GIVEN REQUEST >> Carry none of the pictures over; write out the complete data exactly.

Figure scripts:
◇ ◇ ◇ ◇ ◇

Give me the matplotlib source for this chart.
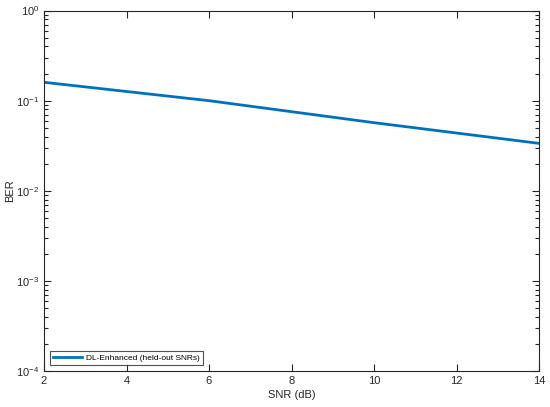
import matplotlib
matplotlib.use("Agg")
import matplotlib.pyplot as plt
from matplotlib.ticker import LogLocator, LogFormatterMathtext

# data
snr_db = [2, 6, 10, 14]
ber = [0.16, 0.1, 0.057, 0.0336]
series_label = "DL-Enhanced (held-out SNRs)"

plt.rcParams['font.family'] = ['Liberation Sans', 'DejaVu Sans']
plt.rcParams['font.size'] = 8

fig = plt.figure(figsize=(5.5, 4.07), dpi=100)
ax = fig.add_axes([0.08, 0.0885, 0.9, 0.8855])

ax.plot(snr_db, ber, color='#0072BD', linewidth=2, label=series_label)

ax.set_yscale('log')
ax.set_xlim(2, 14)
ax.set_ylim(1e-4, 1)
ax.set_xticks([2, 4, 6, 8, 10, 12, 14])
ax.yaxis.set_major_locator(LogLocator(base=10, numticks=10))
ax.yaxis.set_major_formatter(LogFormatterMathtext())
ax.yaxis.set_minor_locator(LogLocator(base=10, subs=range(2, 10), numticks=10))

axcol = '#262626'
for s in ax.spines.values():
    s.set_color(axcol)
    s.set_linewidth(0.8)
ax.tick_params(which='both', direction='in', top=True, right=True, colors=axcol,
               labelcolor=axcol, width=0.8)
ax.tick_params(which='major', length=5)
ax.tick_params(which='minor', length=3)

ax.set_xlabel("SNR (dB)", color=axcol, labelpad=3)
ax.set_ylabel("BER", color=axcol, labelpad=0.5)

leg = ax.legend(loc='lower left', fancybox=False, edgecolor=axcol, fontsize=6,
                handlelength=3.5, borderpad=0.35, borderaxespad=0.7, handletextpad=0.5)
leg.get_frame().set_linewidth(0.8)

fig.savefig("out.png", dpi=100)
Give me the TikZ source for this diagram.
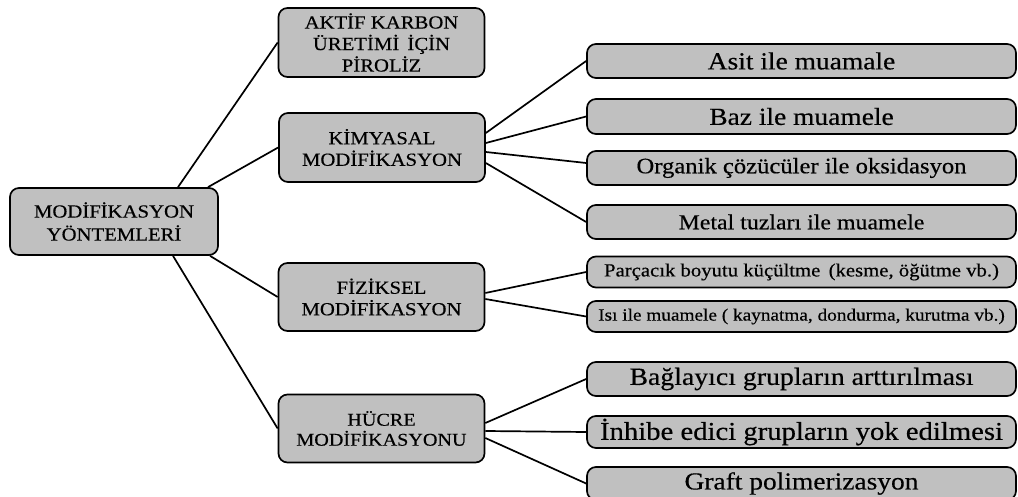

◇ ◇ ◇ ◇ ◇

FULL ANSWER >>
Give me the matplotlib source for this chart.
import matplotlib
matplotlib.use("Agg")
import matplotlib.pyplot as plt
from matplotlib.ticker import LogLocator, LogFormatterMathtext

# data
snr_db = [2, 6, 10, 14]
ber = [0.16, 0.1, 0.057, 0.0336]
series_label = "DL-Enhanced (held-out SNRs)"

plt.rcParams['font.family'] = ['Liberation Sans', 'DejaVu Sans']
plt.rcParams['font.size'] = 8

fig = plt.figure(figsize=(5.5, 4.07), dpi=100)
ax = fig.add_axes([0.08, 0.0885, 0.9, 0.8855])

ax.plot(snr_db, ber, color='#0072BD', linewidth=2, label=series_label)

ax.set_yscale('log')
ax.set_xlim(2, 14)
ax.set_ylim(1e-4, 1)
ax.set_xticks([2, 4, 6, 8, 10, 12, 14])
ax.yaxis.set_major_locator(LogLocator(base=10, numticks=10))
ax.yaxis.set_major_formatter(LogFormatterMathtext())
ax.yaxis.set_minor_locator(LogLocator(base=10, subs=range(2, 10), numticks=10))

axcol = '#262626'
for s in ax.spines.values():
    s.set_color(axcol)
    s.set_linewidth(0.8)
ax.tick_params(which='both', direction='in', top=True, right=True, colors=axcol,
               labelcolor=axcol, width=0.8)
ax.tick_params(which='major', length=5)
ax.tick_params(which='minor', length=3)

ax.set_xlabel("SNR (dB)", color=axcol, labelpad=3)
ax.set_ylabel("BER", color=axcol, labelpad=0.5)

leg = ax.legend(loc='lower left', fancybox=False, edgecolor=axcol, fontsize=6,
                handlelength=3.5, borderpad=0.35, borderaxespad=0.7, handletextpad=0.5)
leg.get_frame().set_linewidth(0.8)

fig.savefig("out.png", dpi=100)
Give me the TikZ source for this diagram.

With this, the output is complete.